US intermodal spot rates point to weak Lunar New Year surge

US intermodal spot rates point to weak Lunar New Year surge

U.S. domestic intermodal spot rates aren’t rising, suggesting the traditional surge of imports ahead of Chinese New Year, when Asia factories close for about two weeks, is weak.

Average intermodal spot rates for the top 18 lanes in the week ending Feb. 8 were down 0.9 percent week-over-week and 12.3 percent year-over-year at $1,777.78, according to data on all-inclusive 53-foot door-to-door spot pricing quoted by railroads and provided by third-party logistics provider IDS. U.S. retailers’ high inventories may have dampened import demand tied to the massive holiday, which kicked off Feb. 8.

“We continue to see very little movement on the rates as we work through a slow February,” Shelli Austin, president of transportation at IDS, told JOC.com. “I don’t expect to see very many changes on the rates through the rest of February especially with the slowdown created by Chinese New Year.”

Spot rates from Los Angeles to Chicago were down 0.8 percent week-over-week for the week ending Dec. 21, a $15 decrease. Spot rates on that lane were also down 16.7 percent year-over-year, a decrease of $305. Spot rates to move a container from L.A. to Dallas were down 0.7 percent week-over-week, or $15. Those rates were also down 10.1 percent year-over-year, a $215 decrease.

Inventories at retailers nationwide have been much higher than they typically are this time of year after shippers retooled their promotional calendars before and during the protracted labor negotiations between the International Longshore and Warehouse Union and the Pacific Maritime Association and a warmer-than-usual winter stuck some retailers with excess winter clothing and supplies.

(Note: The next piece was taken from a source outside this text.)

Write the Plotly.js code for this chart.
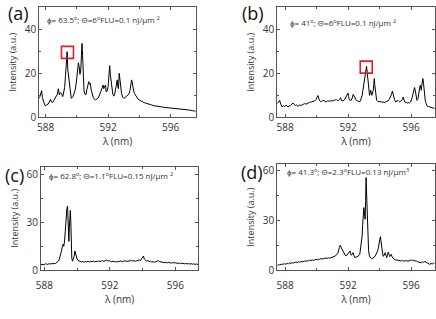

Seasonally adjusted retail inventories rose 0.4 percent from November and 5.4 percent year-over-year in December to $588.8 billion, according to the U.S. Census Bureau. Retail sales in December were roughly flat at $395.3 billion, the Commerce Department bureau said. That pushed the retail inventory-to-sales ratio from 1.48 in November to 1.49 in December.

The pre-Chinese New Year surge does appear to have taken hold at the ports of Los Angeles and Long Beach, with imports on a year-over-year basis rising 41.6 percent and 30.3 percent, respectively. Granted, the comparisons were strengthened by a weak January 2015, when the ports were at the brink of gridlock as the showdown between longshoremen and employers intensified.

The result was a less traditional peak season and less predictable spot rate market altogether. It’s contributed to a general decline in demand for intermodal services. Intermodal volume growth ground to a near-halt in 2015 and traffic was up a solid, but not spectacular, 3.4 percent year-over-year in January, according to data from the Association of American Railroads. That decline in service demand, in turn, has contributed to falling spot rates.

It has led some to question if “peaks” might now be a thing of the past.

The shorter length and diminished impact of last fall’s peak season have some, like David Wedaman, founder and CEO of Re Transportation, convinced that is the case.

“I’m about decided that there’s not going to be any more peaks… You now have a plateau,” Wedaman said in Memphis at the JOC Inland Distribution Conference back in November, at the peak of the non-peak season, as it were.

“I don’t think ‘peaks’ have gone away forever,” Austin told JOC.com Wednesday, “but I do think we are on a down cycle of traditional constrained markets.”

Austin said she remains confident that demand will rise, capacity will tighten and rate changes will return to a more normalized pattern by mid-2016. Her remarks echo similar projections made by Class I railroad executives on fourth-quarter earnings calls last month.

“I still believe there is going to be a turn this year and, yes, more towards the middle to end of the year,” Austin said. “June and July is usually when we see the rail lines start to slowly increase rates in preparation for peak season.”

What’s worrying, she added, is those in the industry who believe peaks are gone for good won’t be prepared.

“The bad part is, when they do hit, it will take everyone by surprise and many of the shippers that have moved away from the protected rates to gamble on the spot market will suffer on finding capacity and when they do find it, the rates will be really high,” Austin said.

That said, Austin added there is always a chance the industry won’t hit the tipping point this summer. “But right now, my gut feeling is that we will.”